═══ Supplied information

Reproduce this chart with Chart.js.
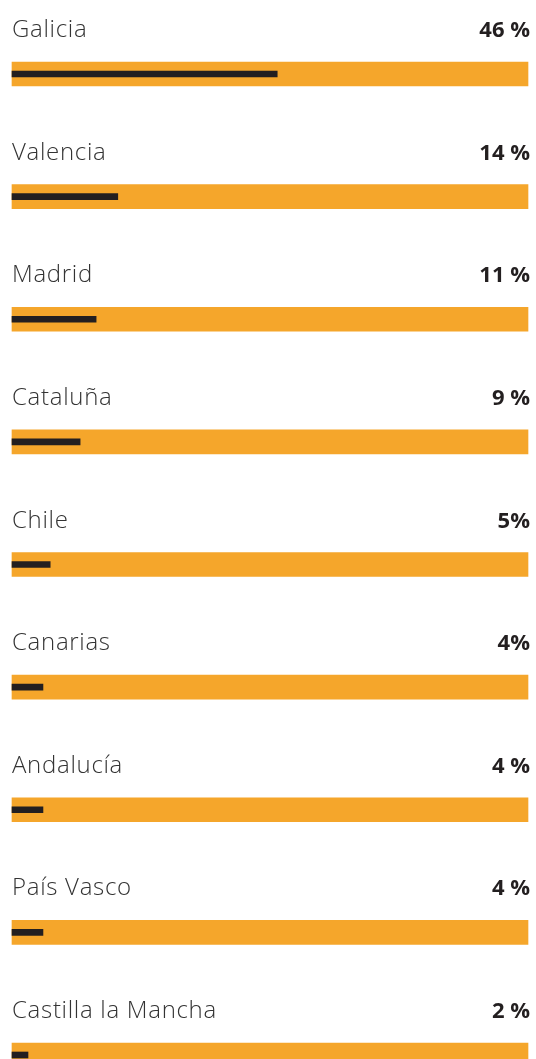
<!DOCTYPE html>
<html><head><meta charset="utf-8">
<script src="https://cdn.jsdelivr.net/npm/chart.js@4.4.1/dist/chart.umd.min.js"></script>
<style>html,body{margin:0;padding:0;background:#fff;overflow:hidden}#wrap{width:536px;height:1059px;position:relative}</style>
</head><body><div id="wrap"><canvas id="c"></canvas></div>
<script>
const regions = ["Galicia","Valencia","Madrid","Cataluña","Chile","Canarias","Andalucía","País Vasco","Castilla la Mancha"];
const valueLabels = ["46 %","14 %","11 %","9 %","5%","4%","4 %","4 %","2 %"];
const barLengths = [51.4, 20.5, 16.3, 13.2, 7.4, 6.0, 6.0, 6.0, 3.1];
const trackValues = [100,100,100,100,100,100,100,100,100];

const textPlugin = {
  id:'rowText',
  afterDatasetsDraw(chart){
    const {ctx, scales:{x,y}} = chart;
    ctx.save();
    regions.forEach((r,i)=>{
      const cy = y.getPixelForValue(i);
      const base = cy - 37;
      ctx.textBaseline='alphabetic';
      ctx.letterSpacing = '0.7px';
      ctx.font = '300 24px "Open Sans"';
      ctx.fillStyle = '#333333';
      ctx.textAlign='left';
      ctx.fillText(r, x.left, base);
      ctx.letterSpacing = '0px';
      ctx.font = 'bold 22px "Open Sans"';
      ctx.fillStyle = '#231F20';
      ctx.textAlign='right';
      ctx.fillText(valueLabels[i], x.right+2, base);
    });
    ctx.restore();
  }
};

new Chart(document.getElementById('c'),{
  type:'bar',
  data:{labels:regions,datasets:[
    {data:barLengths,backgroundColor:'#231F20',barThickness:6,grouped:false,order:1,clip:false},
    {data:trackValues,backgroundColor:'#F5A62B',barThickness:24,grouped:false,order:2,clip:false}
  ]},
  options:{
    indexAxis:'y',responsive:true,maintainAspectRatio:false,animation:false,
    layout:{padding:{left:12,right:8,top:74,bottom:4}},
    plugins:{legend:{display:false},tooltip:{enabled:false}},
    scales:{
      x:{display:false,min:0,max:100},
      y:{display:false,offset:false}
    }
  },
  plugins:[textPlugin]
});
</script></body></html>
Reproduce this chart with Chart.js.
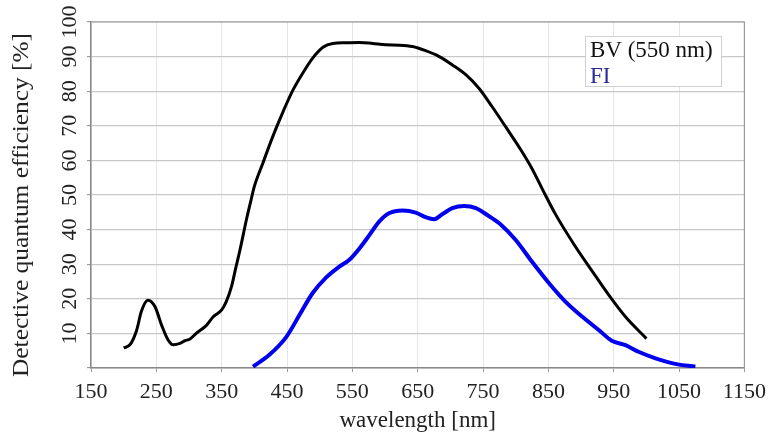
<!DOCTYPE html>
<html>
<head>
<meta charset="utf-8">
<script src="https://cdn.jsdelivr.net/npm/chart.js@4/dist/chart.umd.min.js"></script>
<style>
  html, body { margin: 0; padding: 0; background: #fff; }
  canvas { display: block; }
</style>
</head>
<body>
<canvas id="qeChart" width="773" height="441"></canvas>
<script>
// BV (back-illuminated) curve
const bvWavelength = [200, 210, 220, 227, 237, 248, 258, 268, 276, 286, 294, 301, 311, 327, 337, 350, 357, 365, 372, 378, 388, 395, 400, 413, 428, 444, 459, 474, 489, 505, 520, 540, 561, 581, 601, 622, 642, 662, 683, 703, 724, 744, 764, 785, 808, 825, 840, 861, 891, 917, 942, 968, 1000];
const bvQE = [5.8, 6.8, 11, 16.3, 19.6, 17.7, 12.4, 8.1, 6.7, 7.1, 7.9, 8.3, 10, 12.4, 14.8, 16.8, 19.2, 23.5, 29.3, 34.1, 43, 48.6, 52.5, 59.2, 66.8, 74.1, 80.3, 85.2, 89.5, 92.7, 93.8, 94, 94.1, 93.8, 93.4, 93.3, 92.9, 91.7, 90, 87.6, 84.7, 80.8, 75.5, 69.6, 63.0, 57.6, 52.0, 44.4, 35.2, 28.0, 21.2, 14.8, 8.5];

// FI (front-illuminated) curve
const fiWavelength = [398, 423, 449, 469, 489, 510, 530, 545, 561, 576, 591, 606, 627, 647, 662, 675, 688, 703, 721, 739, 759, 777, 800, 825, 851, 876, 902, 927, 947, 968, 988, 1014, 1044, 1075];
const fiQE = [0.4, 3.8, 9.0, 15.3, 21.6, 26.2, 29.3, 31.2, 34.6, 38.4, 42.3, 44.7, 45.5, 44.9, 43.6, 43.0, 44.5, 46.2, 46.8, 46.2, 43.9, 41.5, 37, 30.7, 24.5, 19.2, 14.8, 11.0, 7.9, 6.6, 4.7, 2.8, 1.2, 0.4];

const seriesLabels = ['BV (550 nm)', 'FI'];
const legendColors = ['#111111', '#2b2b9c'];
const yTicks = [10, 20, 30, 40, 50, 60, 70, 80, 90, 100];
const xTitle = 'wavelength [nm]';
const yTitle = 'Detective quantum efficiency [%]';

const SERIF = "'Liberation Serif', 'Times New Roman', serif";

function toPoints(xs, ys) {
    return xs.map((x, i) => ({ x: x, y: ys[i] }));
}

// frame, rotated y labels, y title and legend box
const decorPlugin = {
    id: 'decor',
    afterDraw(chart) {
        const ctx = chart.ctx;
        const area = chart.chartArea;
        const yScale = chart.scales.y;

        ctx.save();
        ctx.strokeStyle = '#9a9a9a';
        ctx.lineWidth = 1.2;
        ctx.beginPath();
        ctx.moveTo(area.left, area.top);
        ctx.lineTo(area.right, area.top);
        ctx.lineTo(area.right, area.bottom);
        ctx.stroke();

        // y tick labels, rotated
        ctx.fillStyle = '#222';
        ctx.font = '22px ' + SERIF;
        ctx.textAlign = 'center';
        ctx.textBaseline = 'alphabetic';
        yTicks.forEach(v => {
            const py = yScale.getPixelForValue(v);
            ctx.save();
            ctx.translate(76, py);
            ctx.rotate(-Math.PI / 2);
            ctx.fillText(String(v), 0, 0);
            ctx.restore();
        });

        // y title
        ctx.save();
        ctx.font = '23px ' + SERIF;
        ctx.translate(28, 205);
        ctx.rotate(-Math.PI / 2);
        const w = ctx.measureText(yTitle).width;
        ctx.scale(344 / w, 1);
        ctx.fillText(yTitle, 0, 0);
        ctx.restore();

        // legend
        ctx.fillStyle = '#fff';
        ctx.fillRect(585.5, 36.5, 136, 50);
        ctx.strokeStyle = '#d0d0d0';
        ctx.lineWidth = 1;
        ctx.strokeRect(585.5, 36.5, 136, 50);
        ctx.font = '23px ' + SERIF;
        ctx.textAlign = 'left';
        chart.data.datasets.forEach((ds, i) => {
            ctx.fillStyle = legendColors[i];
            ctx.fillText(ds.label, 590, 57 + i * 26);
        });
        ctx.restore();
    }
};

const ctx = document.getElementById('qeChart').getContext('2d');

new Chart(ctx, {
    type: 'line',
    data: {
        datasets: [
            {
                label: seriesLabels[0],
                data: toPoints(bvWavelength, bvQE),
                borderColor: '#000',
                borderWidth: 3,
                pointRadius: 0,
                cubicInterpolationMode: 'monotone',
                fill: false
            },
            {
                label: seriesLabels[1],
                data: toPoints(fiWavelength, fiQE),
                borderColor: '#0000ee',
                borderWidth: 4,
                pointRadius: 0,
                cubicInterpolationMode: 'monotone',
                fill: false
            }
        ]
    },
    options: {
        responsive: false,
        animation: false,
        devicePixelRatio: 1,
        layout: { padding: { top: 22, right: 26, left: 0, bottom: 0 } },
        plugins: {
            legend: { display: false },
            tooltip: { enabled: false }
        },
        scales: {
            x: {
                type: 'linear',
                min: 150,
                max: 1150,
                afterFit: function(scale) { scale.height = 73; },
                ticks: {
                    stepSize: 100,
                    color: '#222',
                    padding: 7,
                    maxRotation: 0,
                    font: { family: SERIF, size: 22 },
                    callback: function(value) { return String(value); }
                },
                grid: { color: '#e6e6e6', tickColor: '#999', tickLength: 4, lineWidth: 1 },
                border: { color: '#888', width: 1.5 },
                title: {
                    display: true,
                    text: xTitle,
                    color: '#222',
                    font: { family: SERIF, size: 23 },
                    padding: { top: 0, bottom: 6 }
                }
            },
            y: {
                min: 0,
                max: 100,
                afterFit: function(scale) { scale.width = 91; },
                ticks: { stepSize: 10, display: false },
                grid: { color: '#c8c8c8', tickColor: '#999', tickLength: 4, lineWidth: 1.2 },
                border: { color: '#888', width: 1.5 }
            }
        }
    },
    plugins: [decorPlugin]
});
</script>
</body>
</html>
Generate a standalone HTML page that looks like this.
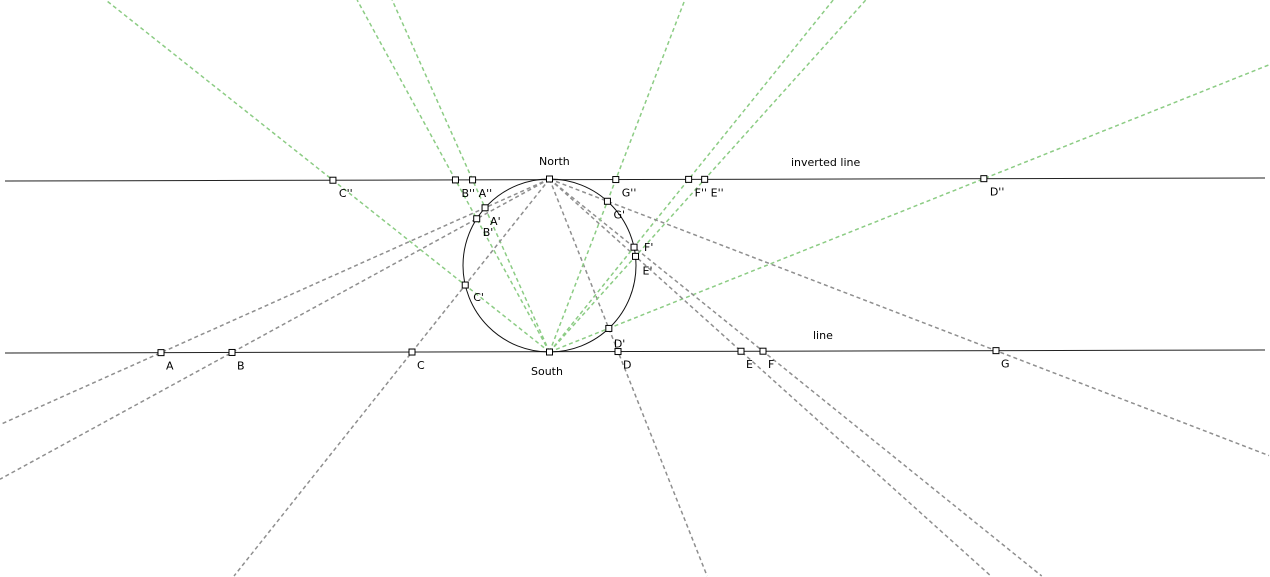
<!DOCTYPE html>
<html><head><meta charset="utf-8"><style>
html,body{margin:0;padding:0;background:#fff;width:1270px;height:577px;overflow:hidden}
svg{display:block;overflow:hidden}
svg text{font-family:"DejaVu Sans","Liberation Sans",sans-serif;font-size:11px;fill:#000}
</style></head><body>
<svg id="fig" width="1270" height="577" viewBox="0 0 1270 577" xmlns="http://www.w3.org/2000/svg"></svg>
<script>
// Data: x positions of the points on the base line
const pointNames = ["A","B","C","D","E","F","G"];
const pointX = [161,232,412,618,741,763,996];
const circleCenter = [549.5,265.5];
const circleRadius = 86.5;

const W=1270, H=577;
const svg = document.getElementById('fig');
const NS = 'http://www.w3.org/2000/svg';
function mk(tag, attrs){ const e=document.createElementNS(NS,tag); for(const k in attrs) e.setAttribute(k,attrs[k]); svg.appendChild(e); return e; }
function lineY(x, y0, y1){ return y0 + (x-5)*(y1-y0)/1260; }
const botY = x => lineY(x,353,350);
const topY = x => lineY(x,181,178);
const N=[circleCenter[0], circleCenter[1]-circleRadius];
const S=[circleCenter[0], circleCenter[1]+circleRadius];

let l = mk('line',{x1:5,y1:topY(5),x2:1265,y2:topY(1265),stroke:'#222','stroke-width':1});


l = mk('line',{x1:5,y1:botY(5),x2:1265,y2:botY(1265),stroke:'#222','stroke-width':1});


const c = mk('circle',{cx:circleCenter[0],cy:circleCenter[1],r:circleRadius,fill:'none',stroke:'#111','stroke-width':1});



function ray(from, through, color, name){
  const dx=through[0]-from[0], dy=through[1]-from[1];
  let k=1e9;
  if(dx>0) k=Math.min(k,(W-1-from[0])/dx);
  if(dx<0) k=Math.min(k,(0-from[0])/dx);
  if(dy>0) k=Math.min(k,(H-1-from[1])/dy);
  if(dy<0) k=Math.min(k,(0-from[1])/dy);
  const e=mk('line',{x1:from[0],y1:from[1],x2:from[0]+dx*k,y2:from[1]+dy*k,stroke:color,'stroke-width':1.5,'stroke-dasharray':'4 3'});
  
  
}
function pt(p,label,dx,dy,name){
  const r=mk('rect',{x:p[0]-3,y:p[1]-3,width:6,height:6,fill:'#fff',stroke:'#000','stroke-width':1});
  
  
  const t=mk('text',{x:p[0]+dx,y:p[1]+dy});
  t.textContent=label;
  
  
}
const pts=[];
pointNames.forEach((n,i)=>{
  const P=[pointX[i], botY(pointX[i])];
  const dx=P[0]-N[0], dy=P[1]-N[1], L=Math.hypot(dx,dy), u=[dx/L,dy/L];
  const t=-2*((N[0]-circleCenter[0])*u[0]+(N[1]-circleCenter[1])*u[1]);
  const Q=[N[0]+u[0]*t, N[1]+u[1]*t];
  const k=(topY(Q[0])-S[1])/(Q[1]-S[1]);
  const R=[S[0]+(Q[0]-S[0])*k, 0]; R[1]=topY(R[0]);
  pts.push({n,P,Q,R});
  ray(N,P,'#8f8f8f','gray-ray-'+n.toLowerCase());
  ray(S,R,'#8ccc84','green-ray-'+n.toLowerCase());
});
const prOff={A:[5,17],B:[6,17],C:[8,16],D:[5,19],E:[7,18],F:[10,4],G:[6,17]};
pts.forEach(o=>{
  pt(o.P,o.n,5,17,'point-'+o.n.toLowerCase());
  const off=prOff[o.n];
  pt(o.Q,o.n+"'",off[0],off[1],'point-'+o.n.toLowerCase()+'-prime');
  pt(o.R,o.n+"''",6,17,'point-'+o.n.toLowerCase()+'-double-prime');
});
pt(N,'',0,0,'north-point');
pt(S,'',0,0,'south-point');
let t=mk('text',{x:539,y:165}); t.textContent='North';
 
t=mk('text',{x:531,y:375}); t.textContent='South';
 
t=mk('text',{x:791,y:166}); t.textContent='inverted line';
 
t=mk('text',{x:813,y:339}); t.textContent='line';
 
</script>
</body></html>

══════

### Written exercise
Return exactly the lines from the one with "Generate a standalone" to the one with "const S=[circleCenter[0], circleCenter[1]+circleRadius];", both ends kept, and only those. Images are left out.

### Written response
Generate a standalone HTML page that looks like this.
<!DOCTYPE html>
<html><head><meta charset="utf-8"><style>
html,body{margin:0;padding:0;background:#fff;width:1270px;height:577px;overflow:hidden}
svg{display:block;overflow:hidden}
svg text{font-family:"DejaVu Sans","Liberation Sans",sans-serif;font-size:11px;fill:#000}
</style></head><body>
<svg id="fig" width="1270" height="577" viewBox="0 0 1270 577" xmlns="http://www.w3.org/2000/svg"></svg>
<script>
// Data: x positions of the points on the base line
const pointNames = ["A","B","C","D","E","F","G"];
const pointX = [161,232,412,618,741,763,996];
const circleCenter = [549.5,265.5];
const circleRadius = 86.5;

const W=1270, H=577;
const svg = document.getElementById('fig');
const NS = 'http://www.w3.org/2000/svg';
function mk(tag, attrs){ const e=document.createElementNS(NS,tag); for(const k in attrs) e.setAttribute(k,attrs[k]); svg.appendChild(e); return e; }
function lineY(x, y0, y1){ return y0 + (x-5)*(y1-y0)/1260; }
const botY = x => lineY(x,353,350);
const topY = x => lineY(x,181,178);
const N=[circleCenter[0], circleCenter[1]-circleRadius];
const S=[circleCenter[0], circleCenter[1]+circleRadius];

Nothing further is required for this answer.